>>>>>

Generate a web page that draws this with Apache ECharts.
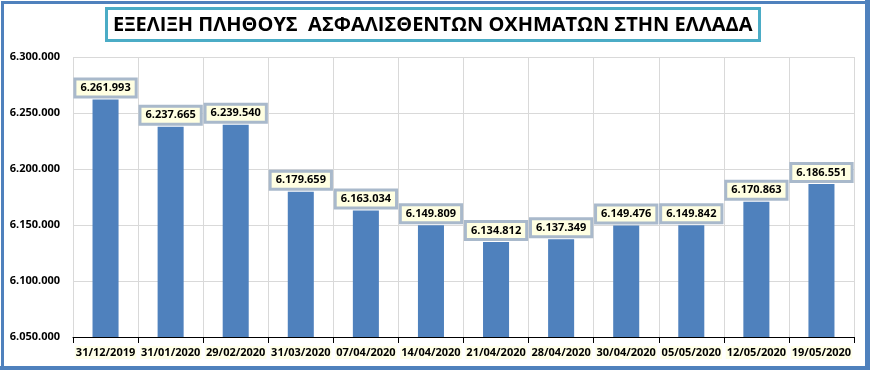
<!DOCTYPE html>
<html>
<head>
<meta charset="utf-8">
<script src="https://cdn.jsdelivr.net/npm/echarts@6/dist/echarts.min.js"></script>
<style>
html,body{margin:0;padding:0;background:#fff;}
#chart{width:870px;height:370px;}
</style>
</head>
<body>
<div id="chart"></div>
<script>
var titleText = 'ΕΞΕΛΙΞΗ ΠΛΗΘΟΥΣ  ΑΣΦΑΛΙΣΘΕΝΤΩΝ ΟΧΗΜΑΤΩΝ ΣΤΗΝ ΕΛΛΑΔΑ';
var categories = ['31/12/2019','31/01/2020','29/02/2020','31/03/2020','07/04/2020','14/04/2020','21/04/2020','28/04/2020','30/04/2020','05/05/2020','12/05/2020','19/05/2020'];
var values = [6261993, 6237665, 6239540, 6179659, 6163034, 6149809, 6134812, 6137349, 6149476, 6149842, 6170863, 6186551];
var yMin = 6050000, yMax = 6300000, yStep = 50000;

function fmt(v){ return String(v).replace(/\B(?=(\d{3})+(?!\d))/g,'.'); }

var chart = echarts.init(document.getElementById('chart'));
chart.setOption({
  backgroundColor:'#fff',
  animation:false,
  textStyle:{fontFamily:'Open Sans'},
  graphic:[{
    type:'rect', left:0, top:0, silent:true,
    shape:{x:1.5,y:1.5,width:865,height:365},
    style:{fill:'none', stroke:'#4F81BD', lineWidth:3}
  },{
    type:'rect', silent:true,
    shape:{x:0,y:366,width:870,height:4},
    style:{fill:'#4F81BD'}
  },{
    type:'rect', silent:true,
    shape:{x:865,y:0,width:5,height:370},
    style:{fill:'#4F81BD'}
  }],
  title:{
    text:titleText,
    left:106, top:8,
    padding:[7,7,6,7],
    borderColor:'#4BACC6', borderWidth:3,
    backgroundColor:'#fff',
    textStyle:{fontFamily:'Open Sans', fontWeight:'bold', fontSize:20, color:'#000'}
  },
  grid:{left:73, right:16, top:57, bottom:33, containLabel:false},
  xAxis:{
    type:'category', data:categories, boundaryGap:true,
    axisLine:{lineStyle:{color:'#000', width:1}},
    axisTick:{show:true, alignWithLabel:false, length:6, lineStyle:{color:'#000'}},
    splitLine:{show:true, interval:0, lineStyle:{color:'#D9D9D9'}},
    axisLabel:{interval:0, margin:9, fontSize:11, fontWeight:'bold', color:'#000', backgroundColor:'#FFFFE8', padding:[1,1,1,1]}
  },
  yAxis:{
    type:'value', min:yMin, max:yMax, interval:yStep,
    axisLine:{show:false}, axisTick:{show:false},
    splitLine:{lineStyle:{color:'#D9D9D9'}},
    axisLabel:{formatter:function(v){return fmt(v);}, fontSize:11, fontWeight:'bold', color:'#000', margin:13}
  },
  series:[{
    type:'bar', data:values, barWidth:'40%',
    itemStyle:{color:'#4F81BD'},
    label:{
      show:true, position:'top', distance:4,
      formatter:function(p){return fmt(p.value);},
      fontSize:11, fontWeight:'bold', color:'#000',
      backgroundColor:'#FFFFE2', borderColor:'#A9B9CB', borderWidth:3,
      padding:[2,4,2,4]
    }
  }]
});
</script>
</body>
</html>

<<<<<

Repeat the data exactly, dropping every picture it holds.

Generate a web page that draws this with Apache ECharts.
<!DOCTYPE html>
<html>
<head>
<meta charset="utf-8">
<script src="https://cdn.jsdelivr.net/npm/echarts@6/dist/echarts.min.js"></script>
<style>
html,body{margin:0;padding:0;background:#fff;}
#chart{width:870px;height:370px;}
</style>
</head>
<body>
<div id="chart"></div>
<script>
var titleText = 'ΕΞΕΛΙΞΗ ΠΛΗΘΟΥΣ  ΑΣΦΑΛΙΣΘΕΝΤΩΝ ΟΧΗΜΑΤΩΝ ΣΤΗΝ ΕΛΛΑΔΑ';
var categories = ['31/12/2019','31/01/2020','29/02/2020','31/03/2020','07/04/2020','14/04/2020','21/04/2020','28/04/2020','30/04/2020','05/05/2020','12/05/2020','19/05/2020'];
var values = [6261993, 6237665, 6239540, 6179659, 6163034, 6149809, 6134812, 6137349, 6149476, 6149842, 6170863, 6186551];
var yMin = 6050000, yMax = 6300000, yStep = 50000;

function fmt(v){ return String(v).replace(/\B(?=(\d{3})+(?!\d))/g,'.'); }

var chart = echarts.init(document.getElementById('chart'));
chart.setOption({
  backgroundColor:'#fff',
  animation:false,
  textStyle:{fontFamily:'Open Sans'},
  graphic:[{
    type:'rect', left:0, top:0, silent:true,
    shape:{x:1.5,y:1.5,width:865,height:365},
    style:{fill:'none', stroke:'#4F81BD', lineWidth:3}
  },{
    type:'rect', silent:true,
    shape:{x:0,y:366,width:870,height:4},
    style:{fill:'#4F81BD'}
  },{
    type:'rect', silent:true,
    shape:{x:865,y:0,width:5,height:370},
    style:{fill:'#4F81BD'}
  }],
  title:{
    text:titleText,
    left:106, top:8,
    padding:[7,7,6,7],
    borderColor:'#4BACC6', borderWidth:3,
    backgroundColor:'#fff',
    textStyle:{fontFamily:'Open Sans', fontWeight:'bold', fontSize:20, color:'#000'}
  },
  grid:{left:73, right:16, top:57, bottom:33, containLabel:false},
  xAxis:{
    type:'category', data:categories, boundaryGap:true,
    axisLine:{lineStyle:{color:'#000', width:1}},
    axisTick:{show:true, alignWithLabel:false, length:6, lineStyle:{color:'#000'}},
    splitLine:{show:true, interval:0, lineStyle:{color:'#D9D9D9'}},
    axisLabel:{interval:0, margin:9, fontSize:11, fontWeight:'bold', color:'#000', backgroundColor:'#FFFFE8', padding:[1,1,1,1]}
  },
  yAxis:{
    type:'value', min:yMin, max:yMax, interval:yStep,
    axisLine:{show:false}, axisTick:{show:false},
    splitLine:{lineStyle:{color:'#D9D9D9'}},
    axisLabel:{formatter:function(v){return fmt(v);}, fontSize:11, fontWeight:'bold', color:'#000', margin:13}
  },
  series:[{
    type:'bar', data:values, barWidth:'40%',
    itemStyle:{color:'#4F81BD'},
    label:{
      show:true, position:'top', distance:4,
      formatter:function(p){return fmt(p.value);},
      fontSize:11, fontWeight:'bold', color:'#000',
      backgroundColor:'#FFFFE2', borderColor:'#A9B9CB', borderWidth:3,
      padding:[2,4,2,4]
    }
  }]
});
</script>
</body>
</html>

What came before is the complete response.